Retype the whole listing verbatim and keep the pictures out of it.
# Start of Dataset excerpt
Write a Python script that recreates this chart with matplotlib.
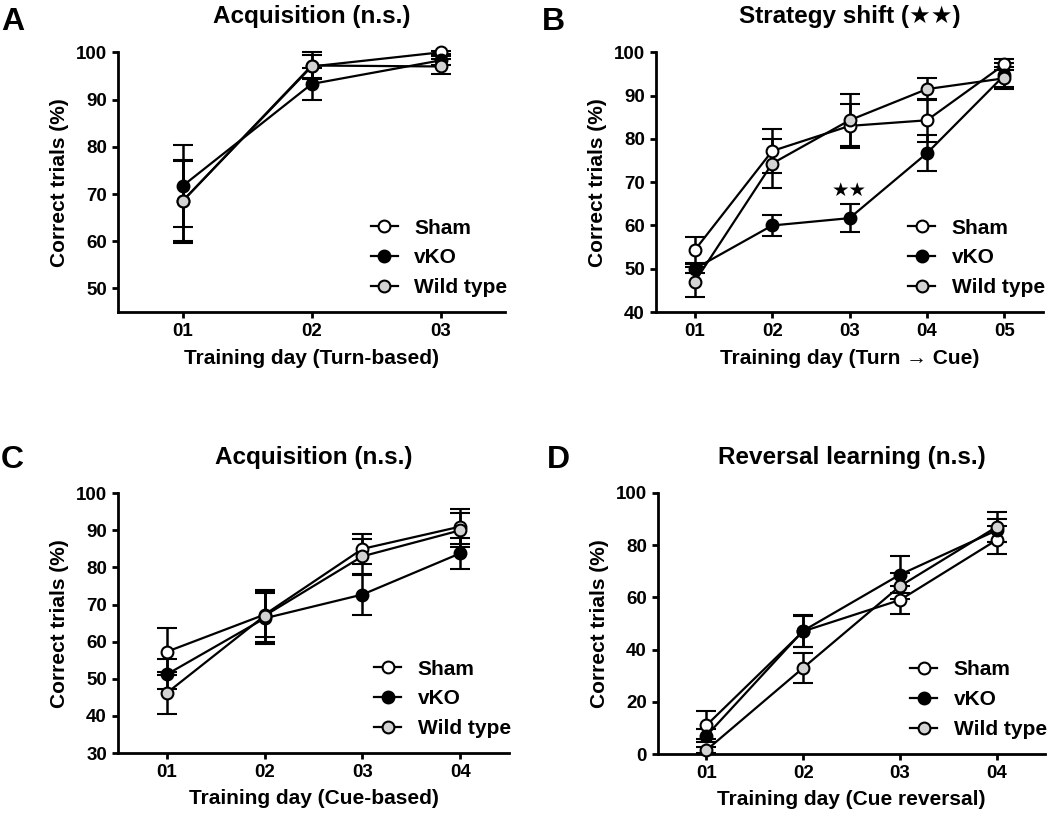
import numpy as np
import matplotlib
matplotlib.use("Agg")
import matplotlib.pyplot as plt

plt.rcParams['font.family'] = ['Liberation Sans', 'DejaVu Sans']
plt.rcParams['font.weight'] = 'bold'

groups = ["Sham", "vKO", "Wild type"]
faces = ["white", "black", "#d3d3d3"]

# Panel A - acquisition (turn-based)
a_days = ["01", "02", "03"]
a_mean = {"Sham": [68.5, 97.0, 100.0], "vKO": [71.7, 93.3, 98.3], "Wild type": [68.5, 97.2, 97.0]}
a_err = {"Sham": [8.5, 2.5, 0.3], "vKO": [8.7, 3.3, 1.0], "Wild type": [8.8, 2.8, 1.5]}

# Panel B - strategy shift
b_days = ["01", "02", "03", "04", "05"]
b_mean = {"Sham": [54.3, 77.2, 83.0, 84.3, 97.2], "vKO": [50.0, 60.0, 61.7, 76.7, 94.7],
          "Wild type": [47.0, 74.3, 84.3, 91.5, 94.0]}
b_err = {"Sham": [3.0, 5.0, 5.0, 5.0, 1.2], "vKO": [1.0, 2.5, 3.2, 4.2, 2.8],
         "Wild type": [3.5, 5.7, 6.0, 2.5, 2.5]}

# Panel C - acquisition (cue-based)
c_days = ["01", "02", "03", "04"]
c_mean = {"Sham": [57.3, 67.3, 85.0, 91.0], "vKO": [51.2, 66.3, 72.7, 83.8], "Wild type": [46.2, 67.0, 83.0, 90.0]}
c_err = {"Sham": [6.3, 6.0, 4.0, 4.7], "vKO": [4.0, 6.8, 5.4, 4.1], "Wild type": [5.6, 7.0, 4.8, 4.6]}

# Panel D - reversal learning
d_days = ["01", "02", "03", "04"]
d_mean = {"Sham": [11.0, 47.0, 59.0, 82.0], "vKO": [7.0, 47.2, 68.7, 85.7], "Wild type": [1.5, 33.0, 64.3, 87.0]}
d_err = {"Sham": [5.4, 6.0, 5.5, 5.5], "vKO": [2.5, 6.2, 7.0, 4.5], "Wild type": [1.0, 5.7, 5.0, 5.8]}

fig = plt.figure(figsize=(10.5, 8.17), dpi=100)

panels = [
    ("A", "Acquisition (n.s.)", "Training day (Turn-based)", a_days, a_mean, a_err, (45, 100), np.arange(50, 101, 10),
     [0.1124, 0.618, 0.369, 0.318]),
    ("B", "Strategy shift (\u2605\u2605)", "Training day (Turn \u2192 Cue)", b_days, b_mean, b_err, (40, 100),
     np.arange(40, 101, 10), [0.6248, 0.618, 0.3686, 0.318]),
    ("C", "Acquisition (n.s.)", "Training day (Cue-based)", c_days, c_mean, c_err, (30, 100), np.arange(30, 101, 10),
     [0.1124, 0.0783, 0.3724, 0.318]),
    ("D", "Reversal learning (n.s.)", "Training day (Cue reversal)", d_days, d_mean, d_err, (0, 100),
     np.arange(0, 101, 20), [0.6267, 0.0771, 0.3686, 0.3195]),
]

letter_pos = {"A": (0.001, 0.992), "B": (0.516, 0.992), "C": (0.001, 0.455), "D": (0.521, 0.455)}

for letter, title, xlabel, days, means, errs, ylim, yticks, rect in panels:
    ax = fig.add_axes(rect)
    x = np.arange(1, len(days) + 1)
    handles = []
    for g, fc in zip(groups, faces):
        cont = ax.errorbar(x, means[g], yerr=errs[g], fmt='-o', color='black', lw=1.6,
                           ms=8.5, mfc=fc, mec='black', mew=1.5, ecolor='black',
                           elinewidth=1.8, capsize=7, capthick=1.8, clip_on=False, zorder=3)
        for art in cont.lines[1]:
            art.set_clip_on(False)
        for art in cont.lines[2]:
            art.set_clip_on(False)
        handles.append(cont[0])
    ax.set_xlim(0.5, len(days) + 0.5)
    ax.set_ylim(*ylim)
    ax.set_xticks(x)
    ax.set_xticklabels(days)
    ax.set_yticks(yticks)
    for s in ['top', 'right']:
        ax.spines[s].set_visible(False)
    for s in ['left', 'bottom']:
        ax.spines[s].set_linewidth(2)
    ax.tick_params(width=2, length=4, labelsize=13.5, pad=4)
    ax.set_title(title, fontsize=17.5, fontweight='bold', pad=21)
    ax.set_xlabel(xlabel, fontsize=15, fontweight='bold', labelpad=6)
    ax.set_ylabel("Correct trials (%)", fontsize=15, fontweight='bold', labelpad=5)
    ax.legend(handles, groups, loc='lower right', bbox_to_anchor=(1.005, 0.057), frameon=False,
              fontsize=15, handlelength=1.3, handletextpad=0.8, labelspacing=0.52, borderpad=0,
              borderaxespad=0)
    fig.text(letter_pos[letter][0], letter_pos[letter][1], letter, fontsize=23, fontweight='bold',
             ha='left', va='top')
    if letter == "B":
        ax.text(3, 66.0, "\u2605\u2605", ha='center', va='bottom', fontsize=14)

fig.savefig("out.png", dpi=100)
# End of Dataset excerpt
### Task response:
Write a Python script that recreates this chart with matplotlib.
import numpy as np
import matplotlib
matplotlib.use("Agg")
import matplotlib.pyplot as plt

plt.rcParams['font.family'] = ['Liberation Sans', 'DejaVu Sans']
plt.rcParams['font.weight'] = 'bold'

groups = ["Sham", "vKO", "Wild type"]
faces = ["white", "black", "#d3d3d3"]

# Panel A - acquisition (turn-based)
a_days = ["01", "02", "03"]
a_mean = {"Sham": [68.5, 97.0, 100.0], "vKO": [71.7, 93.3, 98.3], "Wild type": [68.5, 97.2, 97.0]}
a_err = {"Sham": [8.5, 2.5, 0.3], "vKO": [8.7, 3.3, 1.0], "Wild type": [8.8, 2.8, 1.5]}

# Panel B - strategy shift
b_days = ["01", "02", "03", "04", "05"]
b_mean = {"Sham": [54.3, 77.2, 83.0, 84.3, 97.2], "vKO": [50.0, 60.0, 61.7, 76.7, 94.7],
          "Wild type": [47.0, 74.3, 84.3, 91.5, 94.0]}
b_err = {"Sham": [3.0, 5.0, 5.0, 5.0, 1.2], "vKO": [1.0, 2.5, 3.2, 4.2, 2.8],
         "Wild type": [3.5, 5.7, 6.0, 2.5, 2.5]}

# Panel C - acquisition (cue-based)
c_days = ["01", "02", "03", "04"]
c_mean = {"Sham": [57.3, 67.3, 85.0, 91.0], "vKO": [51.2, 66.3, 72.7, 83.8], "Wild type": [46.2, 67.0, 83.0, 90.0]}
c_err = {"Sham": [6.3, 6.0, 4.0, 4.7], "vKO": [4.0, 6.8, 5.4, 4.1], "Wild type": [5.6, 7.0, 4.8, 4.6]}

# Panel D - reversal learning
d_days = ["01", "02", "03", "04"]
d_mean = {"Sham": [11.0, 47.0, 59.0, 82.0], "vKO": [7.0, 47.2, 68.7, 85.7], "Wild type": [1.5, 33.0, 64.3, 87.0]}
d_err = {"Sham": [5.4, 6.0, 5.5, 5.5], "vKO": [2.5, 6.2, 7.0, 4.5], "Wild type": [1.0, 5.7, 5.0, 5.8]}

fig = plt.figure(figsize=(10.5, 8.17), dpi=100)

panels = [
    ("A", "Acquisition (n.s.)", "Training day (Turn-based)", a_days, a_mean, a_err, (45, 100), np.arange(50, 101, 10),
     [0.1124, 0.618, 0.369, 0.318]),
    ("B", "Strategy shift (\u2605\u2605)", "Training day (Turn \u2192 Cue)", b_days, b_mean, b_err, (40, 100),
     np.arange(40, 101, 10), [0.6248, 0.618, 0.3686, 0.318]),
    ("C", "Acquisition (n.s.)", "Training day (Cue-based)", c_days, c_mean, c_err, (30, 100), np.arange(30, 101, 10),
     [0.1124, 0.0783, 0.3724, 0.318]),
    ("D", "Reversal learning (n.s.)", "Training day (Cue reversal)", d_days, d_mean, d_err, (0, 100),
     np.arange(0, 101, 20), [0.6267, 0.0771, 0.3686, 0.3195]),
]

letter_pos = {"A": (0.001, 0.992), "B": (0.516, 0.992), "C": (0.001, 0.455), "D": (0.521, 0.455)}

for letter, title, xlabel, days, means, errs, ylim, yticks, rect in panels:
    ax = fig.add_axes(rect)
    x = np.arange(1, len(days) + 1)
    handles = []
    for g, fc in zip(groups, faces):
        cont = ax.errorbar(x, means[g], yerr=errs[g], fmt='-o', color='black', lw=1.6,
                           ms=8.5, mfc=fc, mec='black', mew=1.5, ecolor='black',
                           elinewidth=1.8, capsize=7, capthick=1.8, clip_on=False, zorder=3)
        for art in cont.lines[1]:
            art.set_clip_on(False)
        for art in cont.lines[2]:
            art.set_clip_on(False)
        handles.append(cont[0])
    ax.set_xlim(0.5, len(days) + 0.5)
    ax.set_ylim(*ylim)
    ax.set_xticks(x)
    ax.set_xticklabels(days)
    ax.set_yticks(yticks)
    for s in ['top', 'right']:
        ax.spines[s].set_visible(False)
    for s in ['left', 'bottom']:
        ax.spines[s].set_linewidth(2)
    ax.tick_params(width=2, length=4, labelsize=13.5, pad=4)
    ax.set_title(title, fontsize=17.5, fontweight='bold', pad=21)
    ax.set_xlabel(xlabel, fontsize=15, fontweight='bold', labelpad=6)
    ax.set_ylabel("Correct trials (%)", fontsize=15, fontweight='bold', labelpad=5)
    ax.legend(handles, groups, loc='lower right', bbox_to_anchor=(1.005, 0.057), frameon=False,
              fontsize=15, handlelength=1.3, handletextpad=0.8, labelspacing=0.52, borderpad=0,
              borderaxespad=0)
    fig.text(letter_pos[letter][0], letter_pos[letter][1], letter, fontsize=23, fontweight='bold',
             ha='left', va='top')
    if letter == "B":
        ax.text(3, 66.0, "\u2605\u2605", ha='center', va='bottom', fontsize=14)

fig.savefig("out.png", dpi=100)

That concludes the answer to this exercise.